I am not sure if grub was the best way to go. It was hard to figure out (swupdate doesn't have a lot of grub docu), uboot is better documented, but grub still seems the way to go for x86_64 based systems.

building

pip install kas
kas build

running in qemu

either use the run-efi.sh that's included, this will use the qemu installed on your system (which might support graphical console). or use the yocto way:

kas shell
runqemu kvm
# or
runqemu kvm nographic 

The system has an A and a B system with an overlay on /etc/. I'm not yet sure if that's actually a good idea: a messed up /etc/ can make the system unbootable, with no way of recovery.

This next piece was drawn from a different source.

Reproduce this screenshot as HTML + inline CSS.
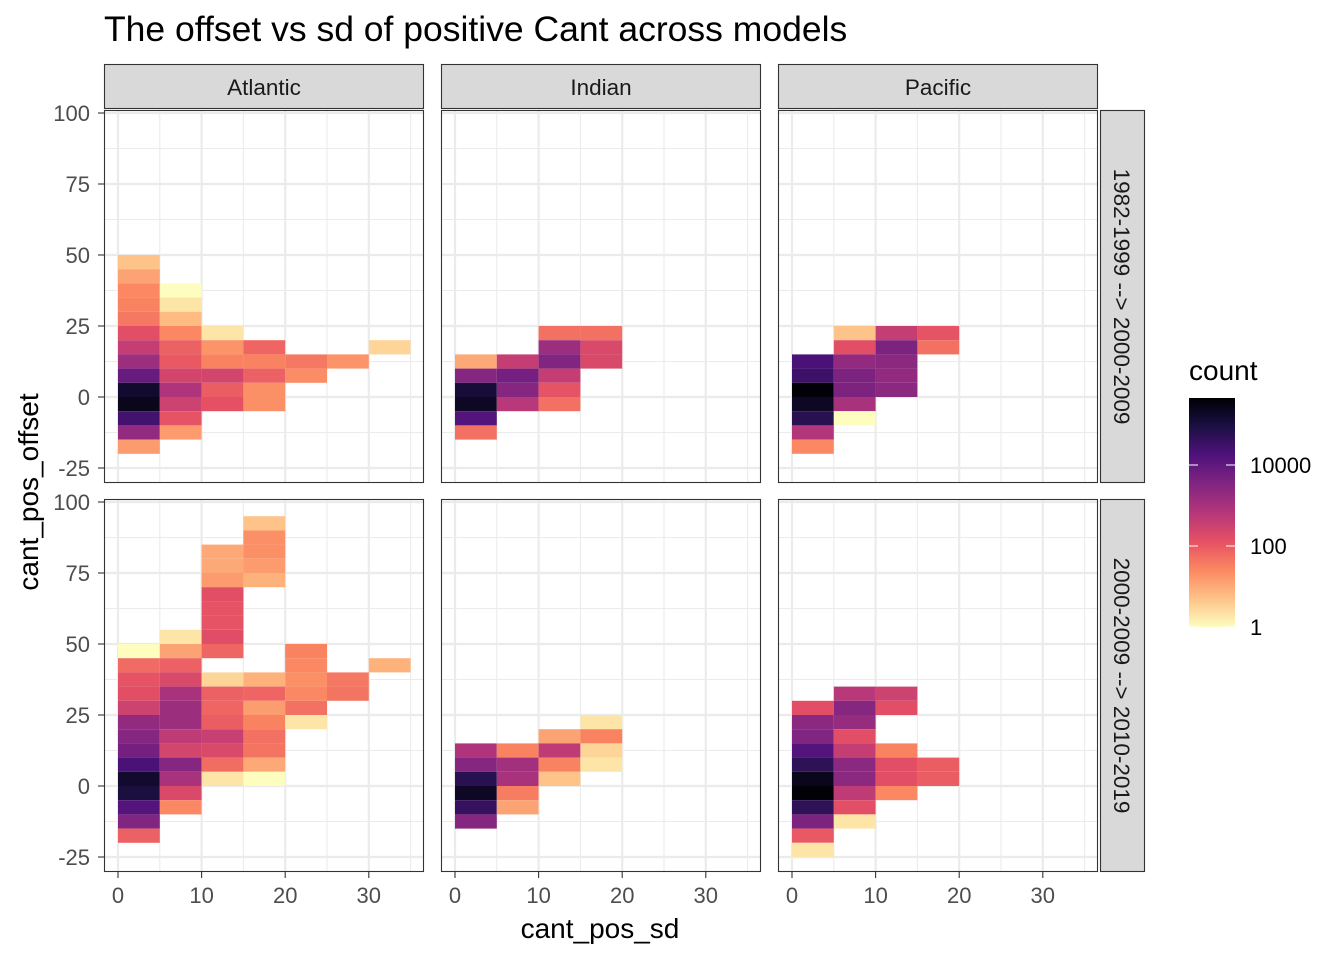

Testing the atomic software update

Go to http://localhost:8080/ and upload the generated swu file. The system will reboot and the new system will be active.

This is how it works:

  • An image is build, with wic to have GPT partitions. I avoid using the block device names for refering to these partitions, and use the FS labels and partition labels instead. The labels get destroyed when swupdate updates a filesystem, so i make grub remember the block devices. The reason for avoiding the block device names is that they are not stable: on qemu they would be /dev/sda1 and /dev/sda2, but on a real system they could be /dev/nvme0n1p1 and /dev/nvme0n1p2 or /dev/mmcblk0p1 ...

  • The grub.cfg file has two entries and a state machine that keeps track of the active system. It will not change to the other active system unless ustate is set to 1 (which is done when swupdate gets an update). When ustate is set to 1, a counter will count down on every boot and when it reaches zero, it will fall back to the old system.

  • A systemd unit and accompanying script sets ustate to 0. This is now dummy, but in the real world this script should check for proper operation. If the script fails ustate remains 1 and the system will eventually fall back to the old system.

Todos

  • A third image that is never updated could run as a rescue image. This image could then wait for an update that rescues the system.

  • use bitbakes built in support for kconfig parsing for the swupdate config instead of putting my own defconfig file.

  • The post-swupdate-healthcheck package could first verify the proper operation of podman.

  • I went for podman because i tought that was going to be lightweight. It is not, i think i should switch to containerd.

  • Test on real hardware, and remove the 'no security' stuff (now root log in works without password)

  • CI build